Skinamarink: il buio e gli spazi liminali

 
 

Due bambini si svegliano nel cuore della notte: i genitori sono scomparsi. Le cose si muovono lente, piane e silenziose, la casa con il passare del tempo cambia forma, le porte scompaiono, le finestre si spostano, mentre una voce parla con i due fratelli in totale smarrimento.

Basta questo a spiegare Skinamarink, esordio del canadese Kyle Edward Ball – disponibile da qualche mese in streaming in Italia (canale Midnight Factory su Prime) – diventato in pochissimo tempo un piccolo cult tra gli appassionati di horror.

L’esordio segue una parabola ormai classica: un corto pubblicato su YouTube, un piccolo successo e poi un film che espande temi e idee. Seppure in queste operazioni sia molto comune lo snaturamento del progetto originario, qui l’impostazione riesce a rimanere puramente concettuale: una casa di notte, tante inquadrature a infrarossi (non sono camere diegetiche, sono punti di vista quasi onirici, ma pur sempre tecnologicamente determinati), movimenti a vuoto, due bambini soli e un assonnato approccio sonnambulo in continua relazione tra incubo e realtà.

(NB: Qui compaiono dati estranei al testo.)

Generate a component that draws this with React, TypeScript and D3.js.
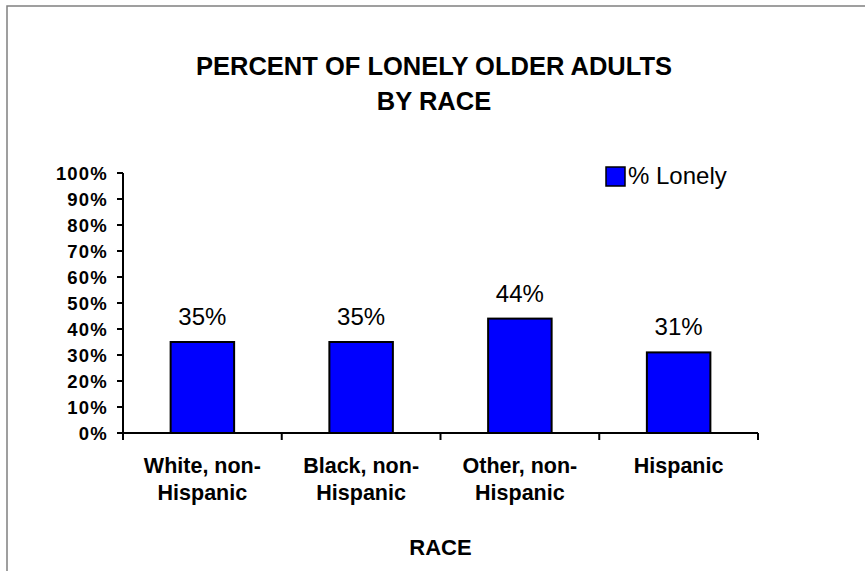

Il film è una pura nottata insonne infantile, in cui il tempo si dilata e si restringe, i silenzi lasciano spazio a piccoli rumori che diventano assordanti, in cui “non muoversi” diventa quasi una strategia per ridurre al minimo le possibilità orrorifiche, ma allo stesso tempo una condizione di dipendenza o una fascinazione dell’ignoto. Una specie di stato primordiale del terrore.

Il fenomeno lo si può spiegare in tanti modi, ma forse quello più evidente lo si può notare passando dalle estetiche di internet. Probabilmente non è neanche un caso che una studiosa di questa materia come Valentina Tanni, nel suo recentissimo libro Exit reality, abbia mappato tutta una serie di riferimenti culturali che in gran parte emergono in questo film (e non è neanche un caso che, in un brevissimo passaggio, proprio Skinamarink venga preso brevemente come esempio dall’autrice).

Nel libro si parla di “stati ipnagogici” (di transizione dalla veglia al sonno), della centralità dell’elemento percettivo (uso della tecnologia a fini “sensoriali”), di weirdcore, di fughe dal reale, dell’infanzia come luogo del trauma (e come condizione iper-ricettiva), come memoria liminale, che abita un territorio di mezzo tra il senso di solitudine, lo sfasamento temporale e la nostalgia.

Ma soprattutto non si possono non citare le backrooms e i liminal spaces: due concetti spaziali iconografici chiave del contemporaneo folklore horror digitale. Sono corridoi, sale d’attesa e tanti altri (non-)luoghi quotidiani, spesso riferiti a un recente periodo passato, irrimediabilmente vuoti. Da un lato l’atmosfera chiama desolazione e inquietudine, dall’altra una non ben chiara nostalgia. Usando Fisher, Tanni parla di “fallimento di presenza” quando questi luoghi normalmente affollati appaiono vuoti. Ma ancora più chiare sono le domande che pongono. E sono le stesse che ci vengono poste da un film che fa diventare una casa sempre più uno spazio liminale. Dove sono andati tutti? Cosa sta succedendo? Ma, soprattutto, alla luce del tono che invade tutte le immagini, cosa sta per succedere?

Come suggerivamo prima, il punto di vista del film, per quanto visualmente determinato (telecamere a infrarossi), non è diegetico e si pone più come un’essenza onirico-tecnologica. L’immagine è contemporaneamente digitale e analogica – girata in digitale, ma stampata in pellicola – e ribalta così la logica del found footage creando un effetto di sfasamento genealogico-temporale, un glitch in cui il buio a infrarossi – quasi verde, bluastro – è impercettibile e indistinguibile. Non è il nero netto del digitale, ma la traccia di un nulla che ci chiama a trovare qualcosa nelle impercettibili macchie dell’immagine materiale.

Skinamarink prende la fissità dello slow cinema – insieme al suo radicale lavoro con lo spettatore, con le sue aspettative e le sue pretese – e la porta all’horror. La contemplazione si fa attesa angosciosa di qualcosa che non arriva. Perché Skinamarink è un film sulla scomparsa. E questa avviene cinematograficamente, per montaggio, oppure è la stessa grana dell’immagine a mangiarsi i personaggi nel film. Qualcosa non c’è più, il passato ormai è perduto, l’infanzia deserta, i luoghi non più abitati. You can easily return to the past, but no one is there anymore.